By Cheryl, a Big Issue Australia vendor

Being homeless is scary and dangerous, whether you’re male or female. Having experienced homelessness on and off for the best part of a decade, I have experienced many traumas because of my living situation – and because I’m a woman. I was constantly worrying about being attacked, robbed or worse.

My first experience of homelessness was when I was 15. My mother passed away and my dad moved out and left me all alone. I ended up couch-surfing with friends so I could finish school and fulfil my Mum’s dream that I’d go to university. But I was drowning in grief and loneliness, and I started drinking quite heavily to cope.

I fell pregnant at 17, and had to leave school to raise my son; followed by a second at 21. I was determined to give my boys a stable home life. For many years, life was good.

In my mid-thirties I married, only to discover my husband was a heroin user. Stupidly, I started using, too. He became violent, not just towards me, but towards my two sons. We moved out.

With my kids grown up and out of home, I remarried. To another user. Things were okay for a few years. Then our drug addiction took everything. Slowly money goes in the wrong direction; you stop going to the movies or out to dinner with friends. You stop buying food and stop paying the bills. You stop paying the rent – and you get evicted.

Vendor Cheryl. Credit: James Braund

I had the idea to buy a car and live in it while we sorted out our lives. That fell apart after six months; our car broke down and was towed. Frustrated and heartbroken, we slept rough that night. We slept in parks with rats as big as possums. In the freezing Melbourne winter, we slept in stairways to protect ourselves from the wind and danger, only to wake up in a pool of rainwater. It’s a challenge to carry around all your clothing, blankets and few possessions everywhere. Being homeless and a heroin addict means you have really poor nutrition. We had 50c ice creams for breakfast, lunch and dinner. We’d sometimes get a cold meat pie or lukewarm soup from a food van, or biscuits and lollies.

Over those 10 years, I was in and out of eight boarding houses, as well as two crisis shelters and a women’s refuge. Life was transient, nothing was permanent, I had nowhere to call home. It felt like there were no safe spaces.
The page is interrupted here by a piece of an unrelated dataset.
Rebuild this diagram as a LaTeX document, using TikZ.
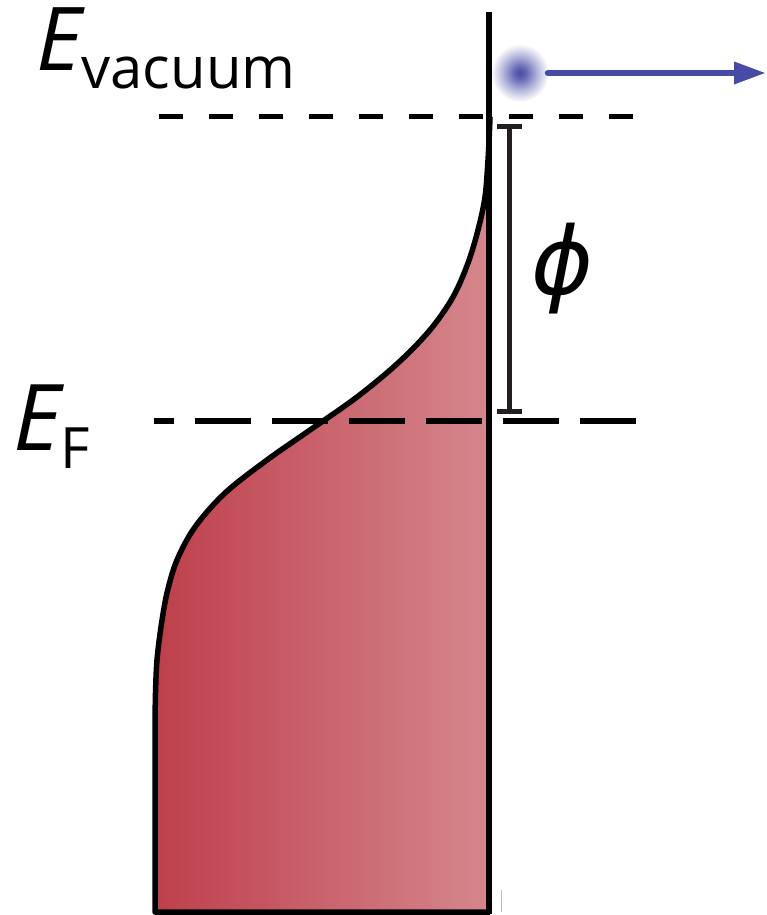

I was lucky, if you could call it that, to have only ever been homeless twice without my partner. The first time I was alone was in a boarding house. I was paying more than $200 a week for a room that was just big enough for a single bed and a small cupboard. Windows were busted, it was disgustingly dirty. I was only there to sleep; I showered at work. I was the only female in the house with four males. It was very scary because they partied all the time. People who didn’t live there would wander in and out whenever they pleased. Your stuff just disappeared. I remember being picked up by my throat by one male tenant and slammed onto the ground because I got in line for food before him. Late one night, this same man decided to kick in all the tenants’ doors while holding an axe.
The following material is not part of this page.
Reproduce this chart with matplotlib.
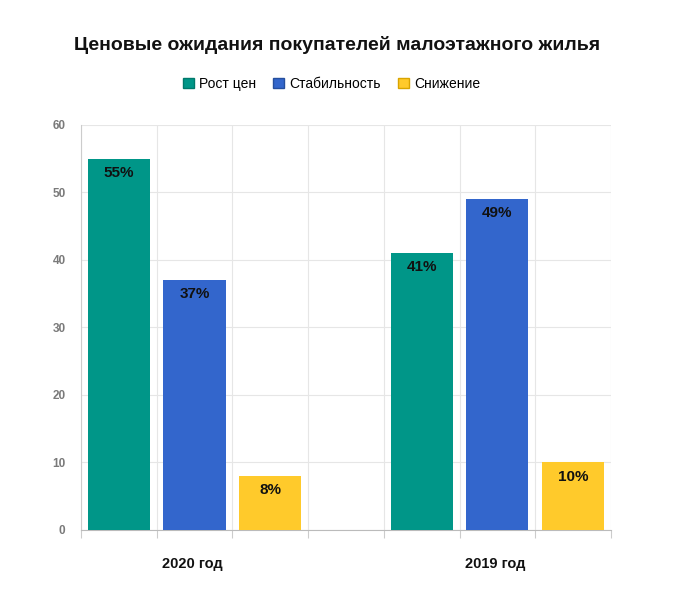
import numpy as np
import matplotlib.pyplot as plt

plt.rcParams['font.family'] = ['Liberation Sans', 'DejaVu Sans']

years = ['2020 год', '2019 год']
series = ['Рост цен', 'Стабильность', 'Снижение']
values = {
    'Рост цен': [55, 41],
    'Стабильность': [37, 49],
    'Снижение': [8, 10],
}
colors = ['#009688', '#3366cc', '#ffca2b']
edges = ['#00796b', '#254f9e', '#d9a400']
yticks = [0, 10, 20, 30, 40, 50, 60]

fig = plt.figure(figsize=(6.74, 6.0), dpi=100)
ax = fig.add_axes([0.120, 0.1167, 0.7865, 0.675])

n_ser = len(series)
slot = n_ser + 1  # one empty slot between groups
for g, year in enumerate(years):
    for s, name in enumerate(series):
        x = g * slot + s
        v = values[name][g]
        ax.bar(x, v, width=0.82, color=colors[s], zorder=3)
        ax.text(x, v - 2.1, f'{v}%', ha='center', va='center',
                fontsize=11, fontweight='bold', color='#111111', zorder=4)
    ax.text(g * slot + 0.97, -5.0, year, ha='center', va='center',
            fontsize=10.5, fontweight='bold', color='#111111')

last = (len(years) - 1) * slot + n_ser - 1
ax.set_xlim(-0.5, last + 0.5)
ax.set_ylim(0, 60)
ax.set_yticks(yticks)
ax.set_xticks(np.arange(-0.5, last + 1, 1.0))
ax.set_xticklabels([])
ax.grid(True, color='#e6e6e6', linewidth=0.8, zorder=0)
ax.tick_params(axis='x', length=6, color='#cccccc', width=0.8)
ax.tick_params(axis='y', length=0, pad=11, labelsize=8.5, labelcolor='#7a7a7a')
for lab in ax.get_yticklabels():
    lab.set_fontweight('bold')
for side in ['top', 'right']:
    ax.spines[side].set_visible(False)
ax.spines['left'].set_color('#cccccc')
ax.spines['bottom'].set_color('#bbbbbb')

fig.text(0.5, 0.925, 'Ценовые ожидания покупателей малоэтажного жилья',
         ha='center', va='center', fontsize=14, fontweight='bold', color='#111111')

handles = [plt.Rectangle((0, 0), 1, 1, facecolor=colors[i], edgecolor=edges[i], linewidth=1.0)
           for i in range(n_ser)]
fig.legend(handles, series, loc='center', bbox_to_anchor=(0.492, 0.86), ncol=3,
           frameon=False, fontsize=10, handlelength=0.8, handleheight=0.8,
           handletextpad=0.4, columnspacing=1.2)

fig.savefig('out.png', dpi=100)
Life in those hellholes was traumatic. It felt like no-one cared that we had to live in these overcrowded, overpriced and dangerous places. But with no rental references or the money for private rentals, and the waiting list for public housing seemingly a lifetime, we had no choice.

Having experienced homelessness on and off for the best part of a decade, I have experienced many traumas because of my living situation – and because I’m a woman. I was constantly worrying about being attacked, robbed or worse

The most terrifying experience I ever had was at another boarding house. I heard an alarm going off one night while I was watching telly. I looked out my door to be confronted by black smoke. There were no batteries in the exit signs, leaving the place pitch black. There were no sprinklers. I was trapped. I called triple zero. The fire brigade told me to leave the door unlocked, put wet towels against the door, and go and lie in the bathroom under another wet towel. Someone had set a car on fire in the car park. We were all taken to a motel for few days. But the premises were declared unsafe, and so it was back to the streets.

I tried three times to give up heroin, doing seven days in rehab. There was little ongoing support. I’d be clean for about 18 months, but addiction is a revolving door – it just takes one little slip up.

Then, in 2001, my eldest son told me I was going to be a grandmother. It was the lifeline I needed, the reason to get sober. I have been clean 13 years, I am now in my own Community Housing Unit, and the future looks fantastic.

Cheryl sells The Big Issue in Melbourne, Australia and is employed in the Women’s Subscription Enterprise and as a guest speaker in the Big Issue Classroom.